For local government purposes, since 1 April 2023, the village comes under the unitary authority of Somerset Council. Prior to this, it was part of the non-metropolitan district of Somerset West and Taunton (formed on 1 April 2019) and, before this, the district of Taunton Deane (established under the Local Government Act 1972). Bishop's Hull was part of Taunton Rural District before that.

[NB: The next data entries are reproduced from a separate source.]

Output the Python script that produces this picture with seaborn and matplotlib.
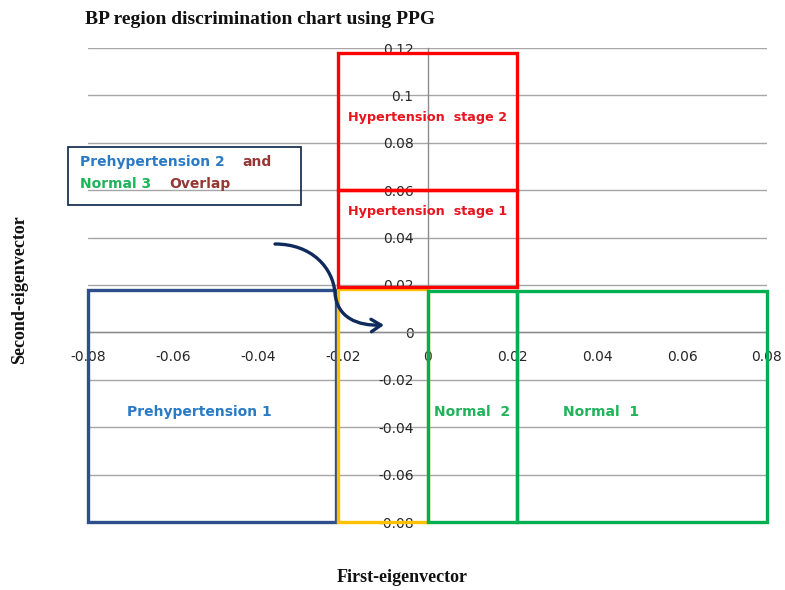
import matplotlib
matplotlib.use("Agg")
import matplotlib.pyplot as plt
import seaborn as sns
import pandas as pd
from matplotlib.patches import Rectangle, FancyArrowPatch
from matplotlib.path import Path

# ---- data ----
x_ticks = [-0.08, -0.06, -0.04, -0.02, 0, 0.02, 0.04, 0.06, 0.08]
x_tick_labels = ["-0.08", "-0.06", "-0.04", "-0.02", "0", "0.02", "0.04", "0.06", "0.08"]
y_ticks = [-0.08, -0.06, -0.04, -0.02, 0, 0.02, 0.04, 0.06, 0.08, 0.1, 0.12]
y_tick_labels = ["-0.08", "-0.06", "-0.04", "-0.02", "0", "0.02", "0.04", "0.06", "0.08", "0.1", "0.12"]

region_names = ["Hypertension  stage 2", "Hypertension  stage 1", "Prehypertension 1",
                "Overlap", "Normal  2", "Normal  1"]
region_x0 = [-0.021, -0.021, -0.08, -0.021, 0.0, 0.021]
region_x1 = [0.021, 0.021, -0.0215, 0.0, 0.021, 0.08]
region_y0 = [0.06, 0.019, -0.08, -0.08, -0.08, -0.08]
region_y1 = [0.118, 0.06, 0.018, 0.0185, 0.0175, 0.0175]
region_edge = ["#ff0000", "#ff0000", "#2f4f8a", "#ffc000", "#00b050", "#00b050"]
label_x = [0.0, 0.0, -0.0538, None, 0.0105, 0.0408]
label_y = [0.0905, 0.051, -0.0334, None, -0.0334, -0.0334]
label_color = ["#e8141e", "#e8141e", "#2a7ac4", None, "#1fb35a", "#1fb35a"]
label_size = [9.2, 9.2, 10, None, 10, 10]

regions = pd.DataFrame({"name": region_names, "x0": region_x0, "x1": region_x1,
                        "y0": region_y0, "y1": region_y1, "edge": region_edge,
                        "lx": label_x, "ly": label_y, "lc": label_color, "ls": label_size})

sns.set_theme(style="white")
plt.rcParams["font.family"] = ["DejaVu Sans"]
plt.rcParams["axes.unicode_minus"] = False

W, H = 785, 590
fig = plt.figure(figsize=(W / 100, H / 100), dpi=100)
ax = fig.add_axes([88 / W, 1 - 522 / H, (767 - 88) / W, (522 - 48) / H])

ax.set_xlim(-0.08, 0.08)
ax.set_ylim(-0.08, 0.12)

ax.set_yticks(y_ticks)
ax.set_yticklabels(y_tick_labels)
ax.set_xticks(x_ticks)
ax.set_xticklabels(x_tick_labels)
ax.yaxis.grid(True, color="#a6a6a6", lw=1.0)
ax.xaxis.grid(False)

for s in ["top", "right"]:
    ax.spines[s].set_visible(False)
ax.spines["left"].set_position(("data", 0))
ax.spines["bottom"].set_position(("data", 0))
ax.spines["left"].set_color("#8c8c8c")
ax.spines["bottom"].set_color("#8c8c8c")
ax.spines["left"].set_linewidth(1.0)
ax.spines["bottom"].set_linewidth(1.0)
ax.tick_params(axis="both", length=0, labelsize=10, labelcolor="#262626")
ax.tick_params(axis="y", pad=10)
ax.tick_params(axis="x", pad=13)
ax.set_facecolor("white")

# region boxes
order = [2, 3, 4, 5, 1, 0]
for i in order:
    r = regions.iloc[i]
    ax.add_patch(Rectangle((r.x0, r.y0), r.x1 - r.x0, r.y1 - r.y0, fill=False,
                           edgecolor=r.edge, lw=2.4, zorder=3, clip_on=False))
for _, r in regions.iterrows():
    if r.lc is not None and pd.notna(r.lx):
        ax.text(r.lx, r.ly, r["name"], color=r.lc, ha="center", va="center",
                fontsize=r.ls, fontweight="bold", zorder=4)

def px(x, y):
    return (x / W, 1 - y / H)

# annotation box
bx0, by0 = px(68, 205)
bx1, by1 = px(301, 147)
fig.patches.append(Rectangle((bx0, by0), bx1 - bx0, by1 - by0, transform=fig.transFigure,
                             fill=False, edgecolor="#1f3356", lw=1.3, zorder=5))
txt_kw = dict(fontsize=10, fontweight="bold", va="center", ha="left")
fig.text(*px(80, 162), "Prehypertension 2", color="#2a7ac4", **txt_kw)
fig.text(*px(242, 162), "and", color="#953735", **txt_kw)
fig.text(*px(80, 184), "Normal 3", color="#1fb35a", **txt_kw)
fig.text(*px(169, 184), "Overlap", color="#953735", **txt_kw)

# curved arrow
verts = [px(275, 244), px(312, 244), px(333, 268), px(335, 293),
         px(337, 318), px(358, 326), px(384, 325)]
codes = [Path.MOVETO, Path.CURVE4, Path.CURVE4, Path.CURVE4,
         Path.CURVE4, Path.CURVE4, Path.CURVE4]
arrow = FancyArrowPatch(path=Path(verts, codes), transform=fig.transFigure,
                        arrowstyle="->,head_length=7,head_width=4.5",
                        color="#0f2a5c", lw=2.4, zorder=6)
fig.patches.append(arrow)

# titles
serif = ["Liberation Serif", "DejaVu Serif"]
fig.text(*px(260, 19), "BP region discrimination chart using PPG", ha="center", va="center",
         fontsize=14, fontweight="bold", family=serif, color="#111111")
fig.text(*px(402, 577), "First-eigenvector", ha="center", va="center",
         fontsize=13, fontweight="bold", family=serif, color="#111111")
fig.text(*px(20, 290), "Second-eigenvector", ha="center", va="center", rotation=90,
         fontsize=13, fontweight="bold", family=serif, color="#111111")

fig.savefig("out.png", dpi=100, facecolor="white")
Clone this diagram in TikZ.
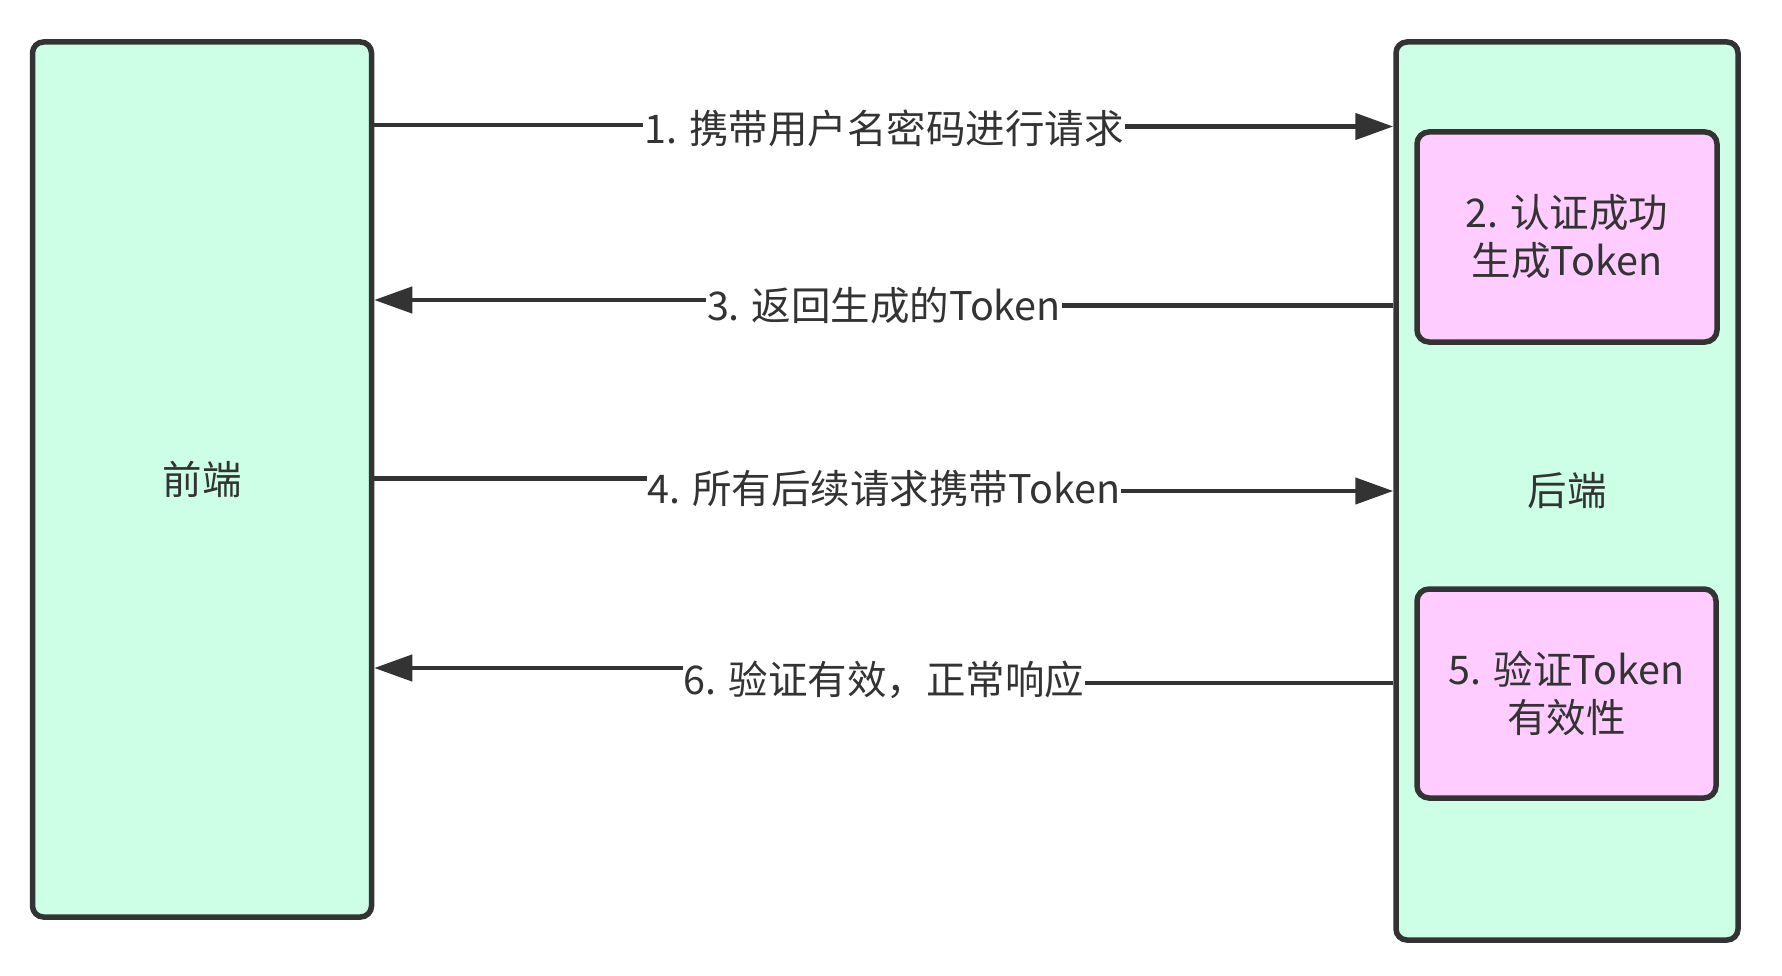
\documentclass[tikz,border=0pt]{standalone}
\usepackage{fontspec}
\setmainfont{Noto Sans CJK SC}
\usetikzlibrary{arrows.meta}
\definecolor{edge}{HTML}{333333}
\definecolor{mint}{HTML}{CCFFE6}
\definecolor{pinkbox}{HTML}{FFCCFF}
\tikzset{
  bigbox/.style={draw=edge, fill=mint, line width=5.5pt, rounded corners=11pt, text=edge, font=\fontsize{39.5}{48}\selectfont},
  innerbox/.style={draw=edge, fill=pinkbox, line width=5.5pt, rounded corners=12pt, text=edge, align=center, font=\fontsize{39.5}{48}\selectfont},
  conn/.style={draw=edge, line width=4.5pt},
  tip/.style={-{Triangle[length=38pt,width=26pt]}},
  lbl/.style={fill=white, text=edge, inner xsep=1pt, inner ysep=2pt, font=\fontsize{39.5}{48}\selectfont}
}
\begin{document}
\begin{tikzpicture}[x=1pt,y=-1pt]
\useasboundingbox (0,0) rectangle (1782,976);
\node[bigbox, minimum width=339pt, minimum height=875pt] (front) at (202,479.5) {前端};
\node[bigbox, minimum width=342pt, minimum height=898pt] (back) at (1567,491) {后端};
\node[innerbox, minimum width=300pt, minimum height=210pt] (auth) at (1567,237) {2. 认证成功\\生成Token};
\node[innerbox, minimum width=299pt, minimum height=209pt] (verify) at (1566.5,693.5) {5. 验证Token\\有效性};
% arrow 1
\draw[conn, tip] (front.east |- 0,125) -- (884,125) -- (884,126.5) -- (back.west |- 0,126.5);
\node[lbl] (l1) at (884,128) {1. 携带用户名密码进行请求};
% arrow 3
\draw[conn, tip] (back.west |- 0,305.5) -- (884,305.5) -- (884,300) -- (front.east |- 0,300);
\node[lbl] (l3) at (884,306) {3. 返回生成的Token};
% arrow 4
\draw[conn, tip] (front.east |- 0,478.5) -- (884,478.5) -- (884,491) -- (back.west |- 0,491);
\node[lbl] (l4) at (884,489) {4. 所有后续请求携带Token};
% arrow 6
\draw[conn, tip] (back.west |- 0,683) -- (884,683) -- (884,668) -- (front.east |- 0,668);
\node[lbl] (l6) at (884,680) {6. 验证有效，正常响应};
\end{tikzpicture}
\end{document}
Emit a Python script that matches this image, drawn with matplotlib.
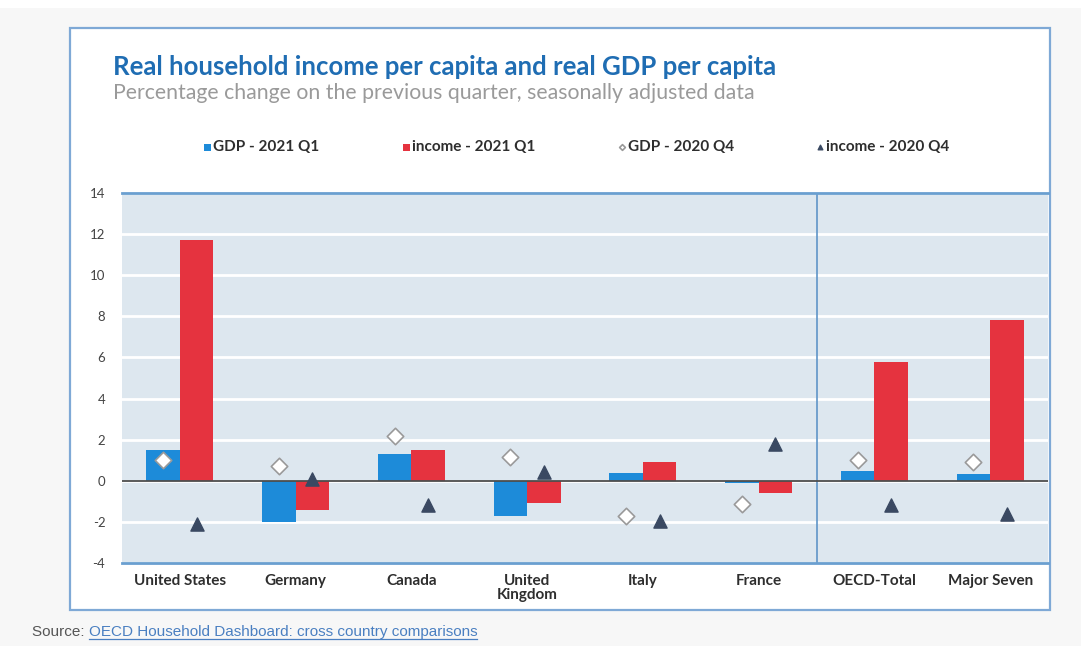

It is also part of the Taunton and Wellington county constituency represented in the House of Commons of the Parliament of the United Kingdom. It elects one Member of Parliament (MP) by the first past the post system of election, and was part of the South West England constituency of the European Parliament prior to Britain leaving the European Union in January 2020, which elected seven MEPs using the d'Hondt method of party-list proportional representation.

==Geography==

Netherclay Community Woodland is a woodland with oak, ash, black poplar, dogwood and hazel. It is a local nature reserve.

==Landmarks==

The manor house dates from 1586, with a mid-19th century addition and internal alterations, and further restoration in 1901.

===Rumwell Park===
Rumwell Park house is a Grade II listed rococo mansion dating from 1857. It is located on Stonegallows, between Bishop's Hull and Galmington.

===Rumwell Hall===
Rumwell Hall is an historic manor house now a business centre. A new house on the site was built for Sir Edward Seymour in 1733. The current house was built for William Cadbury and completed about 1815. It was altered in the early 20th century for Charles Leslie Fox J.P. and restored in the late 20th century as an hotel.

===Hospice===

Bishop's Hull is home to St Margaret's Somerset Hospice, which provides palliative care to cancer patients from across the area.

===Frank Bond Centre===

The Frank Bond Centre, established in 1983, is named after its benefactor, a local builder who had two hobbies: collecting theatre organs and keeping exotic birds. He opened his garden once a year to the general public and all money that was raised went to charity. On his death he left his house and garden (now the centre) and land to the community. The land was used for development, some for housing and some for the building of St Margaret's Hospice.

==Religious sites==

The St Peter and St Paul's Church, on Bishop's Hull Hill, which is a Grade II* listed building dating from the 13th century, and has an octagonal tower.

Until March 2005 Taunton United Reformed Church had a church on Bishop's Hull Road, the church was built in 1718 and the building is a Grade II* listed building. After the United Reformed Church in Bishop's Hull closed, services were moved to St Peter and St Paul's Church until 2013 when the United Reformed Church minister retired.